Total protein levels from ascitic fluid are useful in several circumstances. In patients with ascites of unclear etiology, and an elevated SAAG ≥1.1 g/dL, a low total protein level is mores suggestive of underlying cirrhosis whereas an elevated total protein level >2.5 g/dL is more suggestive of ascites from underlying heart failure [8]. This cutoff is less absolute and there are a significant number of patients with ascites due to cirrhosis who also have an ascitic fluid total protein of >2.5 g/dL. SAAG values tend to narrow with diuresis in patients with ascites from right-sided heart failure, whereas SAAG is generally unaffected by diuresis in cirrhotic patients. In patients with ascites and a SAAG value <1.1 g/dL, a low total protein level <2.5 g/dL is most consistent with nephrotic syndrome. Total protein levels are also inversely related to risk of development of SBP, through deficiency in opsonins, among other factors. Conversely, infections resulting from secondary bacterial peritonitis, which are often polymicrobial, tend to correlate with higher levels of ascitic fluid total protein. Highly sensitive diagnostic criteria exist to aid in identification of patients with intra-abdominal infection resulting from secondary bacterial peritonitis from perforated viscous [9]. The criteria include total protein >1 g/dL, glucose <50 mg/dL, and LDH > upper limit of normal for serum, and are associated with sensitivity of nearly 100 % and specificity of 45 % in identifying secondary bacterial peritonitis.

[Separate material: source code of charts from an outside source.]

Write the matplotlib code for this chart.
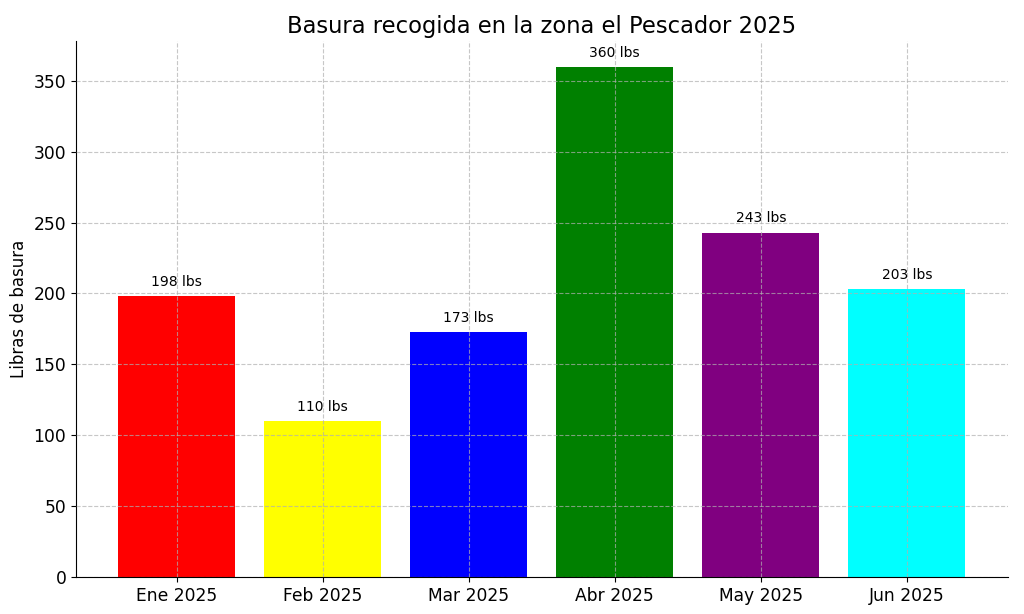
import matplotlib
matplotlib.use("Agg")
import matplotlib.pyplot as plt

months = ["Ene 2025", "Feb 2025", "Mar 2025", "Abr 2025", "May 2025", "Jun 2025"]
values = [198, 110, 173, 360, 243, 203]
colors = ["red", "yellow", "blue", "green", "purple", "cyan"]

fig = plt.figure(figsize=(10.24, 6.14), dpi=100)
ax = fig.add_axes([0.0742, 0.0603, 0.9098, 0.8727])
bars = ax.bar(months, values, color=colors, width=0.8)
for b, v in zip(bars, values):
    ax.text(b.get_x() + b.get_width() / 2, v + 5, f"{v} lbs", ha="center", va="bottom", fontsize=10)
ax.set_title("Basura recogida en la zona el Pescador 2025", fontsize=16.3)
ax.set_ylabel("Libras de basura", fontsize=12)
ax.tick_params(labelsize=12.3)
ax.set_ylim(0, 378)
ax.grid(True, linestyle="--", alpha=0.7)
ax.set_axisbelow(False)
ax.spines["top"].set_visible(False)
ax.spines["right"].set_visible(False)
fig.savefig("out.png", dpi=100)
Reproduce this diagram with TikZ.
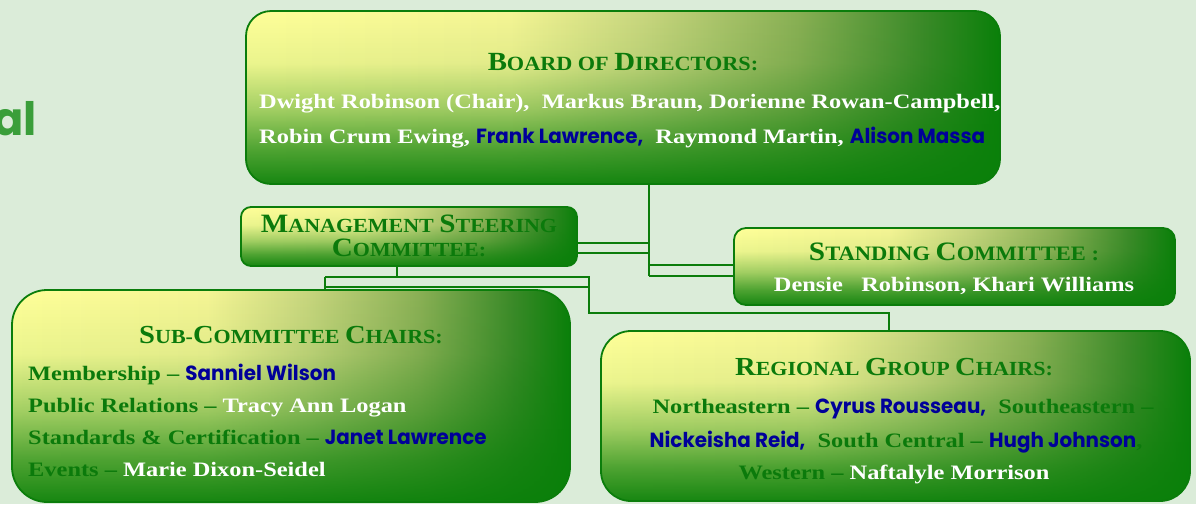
\documentclass[tikz,border=0pt]{standalone}
\usepackage{fontspec}
\setmainfont{Liberation Serif}[FakeStretch=1.19]
\newfontfamily\headfont{Liberation Serif}[FakeStretch=1.1]
\newfontfamily\comic{Poppins}[FakeStretch=0.97]
\usetikzlibrary{fadings,calc}
\definecolor{bg}{HTML}{DBECD9}
\definecolor{yel}{HTML}{FFFF99}
\definecolor{ga}{HTML}{F5F595}
\definecolor{gb}{HTML}{C8D67E}
\definecolor{gc}{HTML}{8AB055}
\definecolor{gd}{HTML}{3A8A28}
\definecolor{grn}{HTML}{0A800A}
\definecolor{bord}{HTML}{0B7D0B}
\definecolor{htxt}{HTML}{0B7A0B}
\definecolor{nblue}{HTML}{000099}
\definecolor{ttl}{HTML}{3A9E3A}
\pgfdeclarehorizontalshading{hgrad}{100bp}{color(0bp)=(yel); color(25bp)=(yel); color(42.5bp)=(ga); color(51.5bp)=(gb); color(61.5bp)=(gc); color(70bp)=(gd); color(75bp)=(grn); color(100bp)=(grn)}
\pgfdeclareverticalshading{vfade}{100bp}{color(0bp)=(pgftransparent!5); color(25bp)=(pgftransparent!5); color(35bp)=(pgftransparent!28); color(46.5bp)=(pgftransparent!62); color(60bp)=(pgftransparent!92); color(75bp)=(pgftransparent!100); color(100bp)=(pgftransparent!100)}
\tikzfading[name=fadedown, shading=vfade]
\newcommand\bigc[2][24]{{\fontsize{#1}{#1}\selectfont #2}}
\newcommand\cm[1]{{\comic\bfseries\color{nblue}#1}}
\tikzset{
  gbox/.style={shading=hgrad, inner sep=0pt, rounded corners=#1,
    postaction={fill=grn, path fading=fadedown},
    postaction={draw=bord, line width=1.8pt}},
  conn/.style={draw=bord, line width=1.8pt},
  head/.style={text=htxt, inner sep=0pt, anchor=base},
  body/.style={text=white, inner sep=0pt, font=\bfseries\fontsize{20.5}{22}\selectfont},
  glab/.style={text=htxt, inner sep=0pt, font=\bfseries\fontsize{20.5}{22}\selectfont},
}
\begin{document}
\begin{tikzpicture}[x=1pt,y=-1pt]
\fill[bg] (0,0) rectangle (1196,504);
\useasboundingbox (0,0) rectangle (1196,504);
% title fragment
\node[anchor=base east, inner sep=0pt, text=ttl, font=\comic\bfseries\fontsize{46}{46}\selectfont] (title) at (37,135) {al};
% boxes
\node[gbox=25pt, minimum width=754pt, minimum height=173pt] (board) at (623,97.5) {};
\node[gbox=10pt, minimum width=336pt, minimum height=59pt] (msc) at (409,236.5) {};
\node[gbox=12pt, minimum width=441pt, minimum height=77pt] (stand) at (954.5,266.5) {};
\node[gbox=35pt, minimum width=558pt, minimum height=212pt] (sub) at (291,396) {};
\node[gbox=30pt, minimum width=589pt, minimum height=170pt] (reg) at (895.5,416) {};
% connectors
\coordinate (j) at (649,276);
\coordinate (m1) at (397,277);
\coordinate (k) at (589,313);
\coordinate (r) at (889,313);
\draw[conn] (board.south -| j) -- (j);
\draw[conn] (msc.east |- 0,243) -- (j |- 0,243);
\draw[conn] (msc.east |- 0,253) -- (j |- 0,253);
\draw[conn] (j |- 0,265) -- (stand.west |- 0,265);
\draw[conn] (j) -- (stand.west |- j);
\draw[conn] (msc.south -| m1) -- (m1);
\draw[conn] (325,277) -- (589,277) -- (k) -- (r) -- (reg.north -| r);
\draw[conn] (325,287) -- (589,287);
\draw[conn] (325,277) -- (sub.north -| 325,0);
% board text
\node[head, font=\headfont\bfseries\fontsize{20.2}{20.2}\selectfont] (bh) at (623,70) {\bigc[26.2]{B}OARD OF \bigc[26.2]{D}IRECTORS:};
\node[body, anchor=base west] (b1) at (259,108) {Dwight Robinson (Chair),\ \ Markus Braun, Dorienne Rowan-Campbell,};
\node[body, anchor=base west] (b2) at (259,143) {Robin Crum Ewing, \cm{Frank Lawrence,}\ \ Raymond Martin, \cm{Alison Massa}};
% msc text
\node[head, font=\headfont\bfseries\fontsize{20}{20}\selectfont] (mh1) at (409,232) {\bigc[26.5]{M}ANAGEMENT \bigc[26.5]{S}TEERING};
\node[head, font=\headfont\bfseries\fontsize{20}{20}\selectfont] (mh2) at (409,256) {\bigc[26.5]{C}OMMITTEE:};
% standing text
\node[head, font=\headfont\bfseries\fontsize{20.5}{20.5}\selectfont] (sh) at (954,260) {\bigc[26.6]{S}TANDING \bigc[26.6]{C}OMMITTEE :};
\node[body, anchor=base] (s1) at (954,291) {Densie\ \ \ Robinson, Khari Williams};
% sub text
\node[head, font=\headfont\bfseries\fontsize{20}{20}\selectfont] (ch) at (291,343) {\bigc[26]{S}UB-\bigc[26]{C}OMMITTEE \bigc[26]{C}HAIRS:};
\node[glab, anchor=base west] (c1) at (28,380) {Membership -- \cm{Sanniel Wilson}};
\node[glab, anchor=base west] (c2) at (28,412) {Public Relations -- \textcolor{white}{Tracy Ann Logan}};
\node[glab, anchor=base west] (c3) at (28,444) {Standards \& Certification -- \cm{Janet Lawrence}};
\node[glab, anchor=base west] (c4) at (28,476) {Events -- \textcolor{white}{Marie Dixon-Seidel}};
% regional text
\node[head, font=\headfont\bfseries\fontsize{20}{20}\selectfont] (rh) at (894,375) {\bigc[26]{R}EGIONAL \bigc[26]{G}ROUP \bigc[26]{C}HAIRS:};
\node[glab, anchor=base] (r1) at (903,413) {Northeastern -- \cm{Cyrus Rousseau,}\ \ Southeastern --};
\node[glab, anchor=base] (r2) at (896,447) {\cm{Nickeisha Reid,}\ \ South Central -- \cm{Hugh Johnson},};
\node[glab, anchor=base] (r3) at (894,479) {Western -- \textcolor{white}{Naftalyle Morrison}};
\end{tikzpicture}
\end{document}
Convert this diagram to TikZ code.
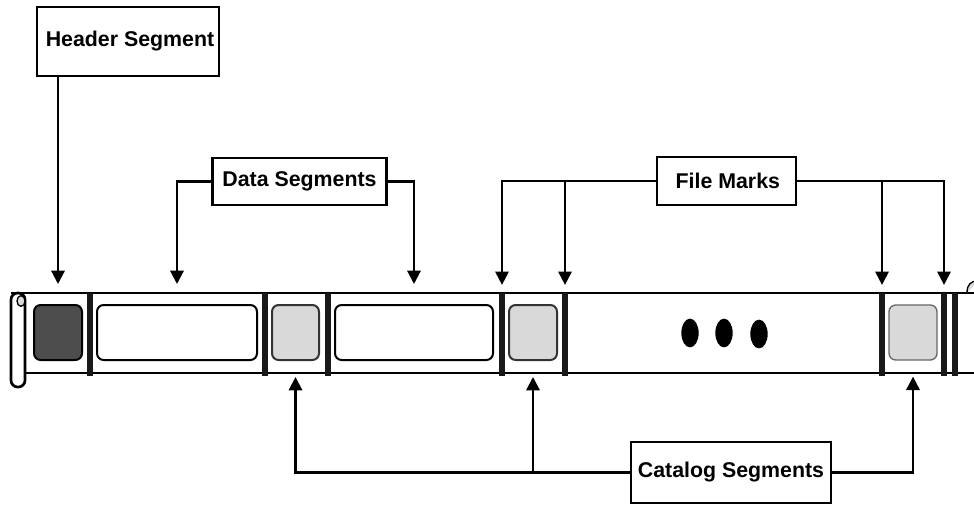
\documentclass[tikz,border=0pt]{standalone}
\usepackage{fontspec}
\setmainfont{Liberation Sans}
\usepackage{xcolor}
\usetikzlibrary{arrows.meta, positioning, calc}

\definecolor{hdrgray}{HTML}{4D4D4D}
\definecolor{catgray}{HTML}{D9D9D9}

\begin{document}
\begin{tikzpicture}[
  x=0.75pt, y=-0.75pt,
  >={Triangle[length=10pt, width=10pt]},
  labelbox/.style={rectangle, draw=black, line width=2.1pt, fill=white, inner sep=0pt, font=\bfseries\fontsize{16}{19}\selectfont},
  segbox/.style={rectangle, rounded corners=5pt, draw=black, line width=1.5pt, inner sep=0pt, minimum height=41.25pt},
  sepbar/.style={rectangle, fill=black!90, inner sep=0pt, minimum width=4.2pt, minimum height=62pt},
  tapeline/.style={line width=2pt},
  conn/.style={->, line width=1.6pt}
]
  \useasboundingbox (0,0) rectangle (974,504);

  % Tape
  \draw[tapeline] (11,293) -- (980,293);
  \draw[tapeline] (25,373) -- (980,373);
  \draw[tapeline, fill=white, rounded corners=5pt] (11,293) rectangle (25,387);
  \draw[line width=1pt, fill=catgray] (21,301) ellipse [x radius=3pt, y radius=4pt];
  \draw[line width=1pt, fill=catgray] (967,293) .. controls (967,284) and (971,281) .. (978,281);

  % Segments on the tape
  \node[segbox, fill=hdrgray, minimum width=36pt] (hdr) at (58,332.5) {};
  \node[segbox, fill=white, minimum width=120pt] (data1) at (177,332.5) {};
  \node[segbox, fill=catgray, draw=black!80, minimum width=35.25pt] (cat1) at (295.5,332.5) {};
  \node[segbox, fill=white, minimum width=118.5pt] (data2) at (414,332.5) {};
  \node[segbox, fill=catgray, draw=black!80, minimum width=36pt] (cat2) at (533,332.5) {};
  \node[segbox, fill=catgray, draw=black!60, line width=1pt, minimum width=36pt] (cat3) at (913,332.5) {};

  % Separators
  \foreach \i/\xpos in {1/90, 2/265, 3/328, 4/502, 5/565, 6/882, 7/944, 8/955}
    \node[sepbar] (sep\i) at (\xpos,334.5) {};

  % More data
  \fill (690,333) ellipse [x radius=6.5pt, y radius=10.8pt];
  \fill (724,333) ellipse [x radius=6.5pt, y radius=10.8pt];
  \fill (759,334) ellipse [x radius=6.5pt, y radius=10.8pt];

  % Labels
  \node[labelbox, minimum width=136.5pt, minimum height=51.75pt] (hs) at (128,41.5) {\hspace*{3pt}Header Segment};
  \node[labelbox, minimum width=130.5pt, minimum height=35.25pt] (ds) at (299.5,181.5) {Data Segments};
  \node[labelbox, minimum width=104.25pt, minimum height=36pt] (fm) at (726.5,181) {\hspace*{2pt}File Marks};
  \node[labelbox, minimum width=150pt, minimum height=45.75pt] (cs) at (731,472.5) {Catalog Segments};

  % Header arrow
  \draw[conn] (hdr.north |- hs.south) -- ([yshift=15pt]hdr.north);

  % Data arrows
  \draw[conn] (ds.west) -| ([yshift=15pt]data1.north);
  \draw[conn] (ds.east) -| ([yshift=15pt]data2.north);

  % File mark arrows
  \draw[conn] (fm.west) -| ([yshift=6pt]sep4.north);
  \draw[conn] (sep5.north |- fm.west) -- ([yshift=6pt]sep5.north);
  \draw[conn] (fm.east) -| ([yshift=6pt]sep7.north);
  \draw[conn] (sep6.north |- fm.east) -- ([yshift=6pt]sep6.north);

  % Catalog arrows
  \draw[conn] (cs.west) -| ([yshift=-12pt]cat1.south);
  \draw[conn] (cat2.south |- cs.west) -- ([yshift=-12pt]cat2.south);
  \draw[conn] (cs.east) -| ([yshift=-12pt]cat3.south);
\end{tikzpicture}
\end{document}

Glucose levels from ascitic fluid can be helpful for confirming a suspected diagnosis of SBP. Generally sterile ascitic fluid should have similar concentrations of glucose to serum; however, in the case of bacterial infection, levels of glucose typically fall to very low or undetectable levels. This can happen with either SBP or with secondary bacterial peritonitis from intestinal perforation, and is not generally helpful at distinguishing the two. LDH levels are typically reduced in sterile ascites, as the molecule is not easily released from the bloodstream. Levels of LDH in SBP are generally increased due to release of LDH from neutrophils. These levels are even more significantly elevated in cases of secondary bacterial peritonitis.

In cases where pancreatic ascites is suspected, amylase levels are generally found to be significantly elevated above serum levels as compared to uncomplicated ascites, where amylase values are generally around half of serum values.